With that, Esme also stood, and made it nearly to the doorway before I caught her. I held her against me tightly. She fought at first, sobbing as she pushed against me, before finally collapsing into my arms, and clinging to me with everything she had. "I don't want to lose her, she's my baby girl," she wailed into my chest. Her pain was eating me alive, and everyone else in the room as well. I looked over at Jasper, and he was doubled over from the effects of Esme's meltdown.
Still holding her and rocking her gently, I turned slightly back to the room and said, "Jasper, go outside. Go for a hunt. Edward, you and Alice go with him. All three of you need some air." They exchanged glances, stood, and exited via the back door. Rosalie and Emmett stayed at the table, awaiting instruction.

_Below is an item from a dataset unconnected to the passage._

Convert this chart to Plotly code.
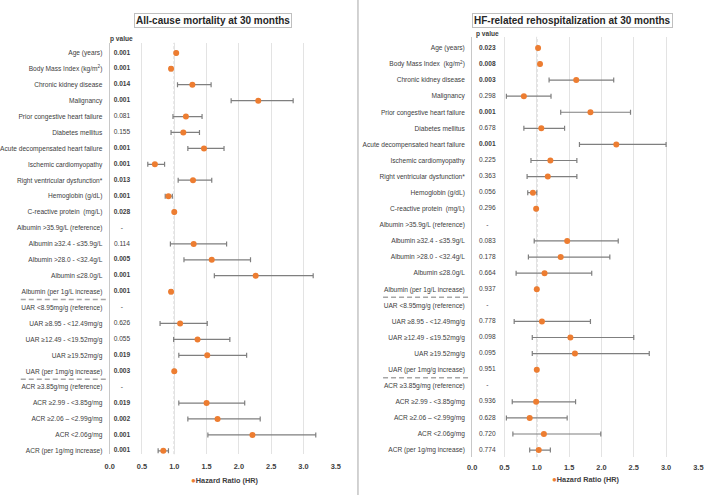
import plotly.graph_objects as go

# ---------------- data ----------------
labels_left = [
    "Age (years)", "Body Mass Index (kg/m<sup>2</sup>)", "Chronic kidney disease", "Malignancy",
    "Prior congestive heart failure", "Diabetes mellitus", "Acute decompensated heart failure",
    "Ischemic cardiomyopathy", "Right ventricular dysfunction*", "Hemoglobin (g/dL)",
    "C-reactive protein  (mg/L)", "Albumin >35.9g/L (reference)", "Albumin ≥32.4 - ≤35.9g/L",
    "Albumin >28.0 - <32.4g/L", "Albumin ≤28.0g/L", "Albumin (per 1g/L increase)",
    "UAR <8.95mg/g (reference)", "UAR ≥8.95 - <12.49mg/g", "UAR ≥12.49 - <19.52mg/g",
    "UAR ≥19.52mg/g", "UAR (per 1mg/g increase)", "ACR ≥3.85g/mg (reference)",
    "ACR ≥2.99 - <3.85g/mg", "ACR ≥2.06 – <2.99g/mg", "ACR <2.06g/mg", "ACR (per 1g/mg increase)",
]
labels_right = [
    "Age (years)", "Body Mass Index  (kg/m<sup>2</sup>)", "Chronic kidney disease", "Malignancy",
    "Prior congestive heart failure", "Diabetes mellitus", "Acute decompensated heart failure",
    "Ischemic cardiomyopathy", "Right ventricular dysfunction*", "Hemoglobin (g/dL)",
    "C-reactive protein  (mg/L)", "Albumin >35.9g/L (reference)", "Albumin ≥32.4 - ≤35.9g/L",
    "Albumin >28.0 - <32.4g/L", "Albumin ≤28.0g/L", "Albumin (per 1g/L increase)",
    "UAR <8.95mg/g (reference)", "UAR ≥8.95 - <12.49mg/g", "UAR ≥12.49 - ≤19.52mg/g",
    "UAR ≥19.52mg/g", "UAR (per 1mg/g increase)", "ACR ≥3.85g/mg (reference)",
    "ACR ≥2.99 - <3.85g/mg", "ACR ≥2.06 – <2.99g/mg", "ACR <2.06g/mg", "ACR (per 1g/mg increase)",
]

# All-cause mortality
hr_left = [1.03, 0.95, 1.28, 2.30, 1.18, 1.14, 1.46, 0.70, 1.29, 0.91, 1.00, None, 1.30, 1.58,
           2.26, 0.95, None, 1.09, 1.36, 1.51, 1.00, None, 1.50, 1.67, 2.21, 0.83]
lo_left = [1.02, 0.93, 1.05, 1.88, 0.98, 0.95, 1.21, 0.59, 1.06, 0.86, 0.99, None, 0.94, 1.15,
           1.62, 0.93, None, 0.78, 0.99, 1.07, 0.99, None, 1.07, 1.21, 1.52, 0.75]
hi_left = [1.04, 0.97, 1.57, 2.84, 1.43, 1.39, 1.77, 0.85, 1.58, 0.97, 1.01, None, 1.81, 2.18,
           3.15, 0.97, None, 1.51, 1.86, 2.12, 1.01, None, 2.09, 2.33, 3.19, 0.91]
p_left = ["0.001", "0.001", "0.014", "0.001", "0.081", "0.155", "0.001", "0.001", "0.013", "0.001",
          "0.028", "-", "0.114", "0.005", "0.001", "0.001", "-", "0.626", "0.055", "0.019",
          "0.003", "-", "0.019", "0.002", "0.001", "0.001"]

# HF-related rehospitalization
hr_right = [1.02, 1.05, 1.61, 0.80, 1.83, 1.07, 2.23, 1.21, 1.17, 0.94, 0.99, None, 1.47, 1.37,
            1.12, 1.00, None, 1.08, 1.52, 1.59, 1.00, None, 0.99, 0.89, 1.11, 1.03]
lo_right = [1.01, 1.04, 1.19, 0.53, 1.37, 0.80, 1.66, 0.91, 0.85, 0.86, 0.98, None, 0.96, 0.87,
            0.68, 0.99, None, 0.65, 0.93, 0.93, 0.99, None, 0.62, 0.53, 0.63, 0.89]
hi_right = [1.03, 1.06, 2.19, 1.22, 2.45, 1.43, 3.00, 1.62, 1.62, 1.00, 1.00, None, 2.26, 2.13,
            1.85, 1.01, None, 1.83, 2.50, 2.74, 1.01, None, 1.60, 1.47, 1.99, 1.21]
p_right = ["0.023", "0.008", "0.003", "0.298", "0.001", "0.678", "0.001", "0.225", "0.363", "0.056",
           "0.296", "-", "0.083", "0.178", "0.664", "0.937", "-", "0.778", "0.098", "0.095",
           "0.951", "-", "0.936", "0.628", "0.720", "0.774"]

tick_vals_x = [0.0, 0.5, 1.0, 1.5, 2.0, 2.5, 3.0, 3.5]
titles = ["All-cause mortality at 30 months", "HF-related rehospitalization at 30 months"]
legend_label = "Hazard Ratio (HR)"
separators_after = [15, 20]

# ---------------- style ----------------
FONT = "Arial, 'Liberation Sans', sans-serif"
ORANGE = "#ED7D31"
TXT = "#404040"
W, H = 709, 504


def px_x(v):
    return v / W


def px_y(v):
    return 1 - v / H


def bold_p(p):
    if p != "-" and float(p) < 0.05:
        return "<b>" + p + "</b>"
    return p


fig = go.Figure()

panels = [
    dict(hr=hr_left, lo=lo_left, hi=hi_left, p=p_left, labels=labels_left, xa="x", ya="y",
         px_x0=105.3, px_x1=335.0, top=43, bottom=455, row0=53, rowN=451.7,
         px_p=0.19, sep=(15, 103), title_cx=210.5, ph_y=39, leg=(185.5, 481.5)),
    dict(hr=hr_right, lo=lo_right, hi=hi_right, p=p_right, labels=labels_right, xa="x2", ya="y2",
         px_x0=473.5, px_x1=703.3, top=37, bottom=458, row0=48, rowN=451,
         px_p=0.235, sep=(383, 471), title_cx=575.7, ph_y=33.7, leg=(552.5, 480.5)),
]

shapes = []
annotations = []
for i, pn in enumerate(panels):
    n = len(pn["labels"])
    rows = list(range(n))
    xs, ys, ep, em = [], [], [], []
    for r, h, l, u in zip(rows, pn["hr"], pn["lo"], pn["hi"]):
        if h is None:
            continue
        xs.append(h)
        ys.append(r)
        ep.append(u - h)
        em.append(h - l)
    fig.add_trace(go.Scatter(
        x=xs, y=ys, mode="markers", name=legend_label,
        marker=dict(color=ORANGE, size=6),
        error_x=dict(type="data", array=ep, arrayminus=em, color="#7f7f7f", thickness=1.2, width=2.5),
        xaxis=pn["xa"], yaxis=pn["ya"], showlegend=False,
    ))
    # p-values column
    fig.add_trace(go.Scatter(
        x=[pn["px_p"]] * n, y=rows, mode="text", text=[bold_p(p) for p in pn["p"]],
        textposition="middle center", textfont=dict(family=FONT, size=6.6, color=TXT),
        xaxis=pn["xa"], yaxis=pn["ya"], showlegend=False, hoverinfo="skip",
    ))
    spacing = (pn["rowN"] - pn["row0"]) / (n - 1)
    r_top = -(pn["row0"] - pn["top"]) / spacing
    r_bot = (n - 1) + (pn["bottom"] - pn["rowN"]) / spacing
    sfx = "" if i == 0 else "2"
    fig.update_layout(**{
        "xaxis" + sfx: dict(
            domain=[px_x(pn["px_x0"]), px_x(pn["px_x1"])], range=[0, 3.5], anchor="y" + sfx,
            tickvals=tick_vals_x, ticktext=["%.1f" % v for v in tick_vals_x],
            showgrid=True, gridcolor="#e3e3e3", gridwidth=1, zeroline=False, showline=False,
            tickfont=dict(family=FONT, size=7.4, color=TXT, weight="bold"), ticks="",
            ticklabelstandoff=7 if i == 0 else 5, fixedrange=True,
        ),
        "yaxis" + sfx: dict(
            domain=[px_y(pn["bottom"]), px_y(pn["top"])], range=[r_bot, r_top], anchor="x" + sfx,
            tickvals=rows, ticktext=pn["labels"], showgrid=False, zeroline=False,
            showline=True, linecolor="#c8c8c8", linewidth=1, ticks="", ticklabelstandoff=5,
            tickfont=dict(family=FONT, size=6.6, color=TXT),
        ),
    })
    # reference line at HR = 1
    shapes.append(dict(type="line", xref=pn["xa"], yref=pn["ya"] + " domain", x0=1, x1=1, y0=0, y1=1,
                       line=dict(color="#a0a0a0", width=1, dash="3px,2px"), layer="below"))
    # dashed separators
    for s in separators_after:
        shapes.append(dict(type="line", xref="paper", yref=pn["ya"],
                           x0=px_x(pn["sep"][0]), x1=px_x(pn["sep"][1]), y0=s + 0.5, y1=s + 0.5,
                           line=dict(color="#a6a6a6", width=1.5, dash="5px,3px")))
    # title box
    annotations.append(dict(
        text="<b>" + titles[i] + "</b>", xref="paper", yref="paper",
        x=px_x(pn["title_cx"]), y=px_y(21), xanchor="center", yanchor="middle", showarrow=False,
        font=dict(family=FONT, size=10, color="#262626"), bordercolor="#bfbfbf", borderwidth=1,
        borderpad=1, bgcolor="white",
    ))
    # p value header
    annotations.append(dict(
        text="<b>p value</b>", xref=pn["xa"], yref="paper", x=pn["px_p"], y=px_y(pn["ph_y"]),
        xanchor="center", yanchor="middle", showarrow=False,
        font=dict(family=FONT, size=6.6, color=TXT),
    ))
    # legend (marker + label)
    annotations.append(dict(
        text='<span style="color:%s;font-size:8px">●</span><b>%s</b>' % (ORANGE, legend_label),
        xref="paper", yref="paper", x=px_x(pn["leg"][0]), y=px_y(pn["leg"][1]),
        xanchor="left", yanchor="middle", showarrow=False,
        font=dict(family=FONT, size=7.3, color=TXT),
    ))

# divider between the two panels
shapes.append(dict(type="line", xref="paper", yref="paper", x0=px_x(357.5), x1=px_x(357.5),
                   y0=px_y(0), y1=px_y(496), line=dict(color="#c4c4c4", width=1.5)))

fig.update_layout(
    width=W, height=H, margin=dict(l=0, r=0, t=0, b=0),
    paper_bgcolor="white", plot_bgcolor="white",
    font=dict(family=FONT, color=TXT),
    shapes=shapes, annotations=annotations, showlegend=False,
)

fig.write_html("out.html")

"Rosalie, Emmett – can you please head out to the house in Ithaca? We'll start there and see how we go. Pack up two of the cars and go separately. We will follow you as soon as we can make our leave." I whispered the words, hoping to ease the sting of them. It didn't work. Rosalie nodded. Emmett frowned, looked down at the table for a minute, and then looked up and gently said, "Ok, Carlisle. We'll take care of it." With that, they were both off.
I held my wife to my chest another few minutes, letting each of her sobs echo in my heart. I hated this too, but the family was looking to me for guidance, and I had to err on the side of caution. I would never begrudge Edward for bringing Bella into our life, for she was an unexpected ray of sunshine in what had been a somewhat monotonous existence. But the pain of losing her was threatening to destroy the family that had been my greatest comfort for the past century, and of that, I was truly afraid.
I vowed to do everything in my power to keep the family together through these turbulent times. I suspected it would be some time before Esme and I could have a rational conversation about the decision I made tonight, in part because of her anger, and in part because of my guilt. I hoped with time, the pain would ease and our family would be restored. For now, there was much to be done. We were leaving Forks – tonight.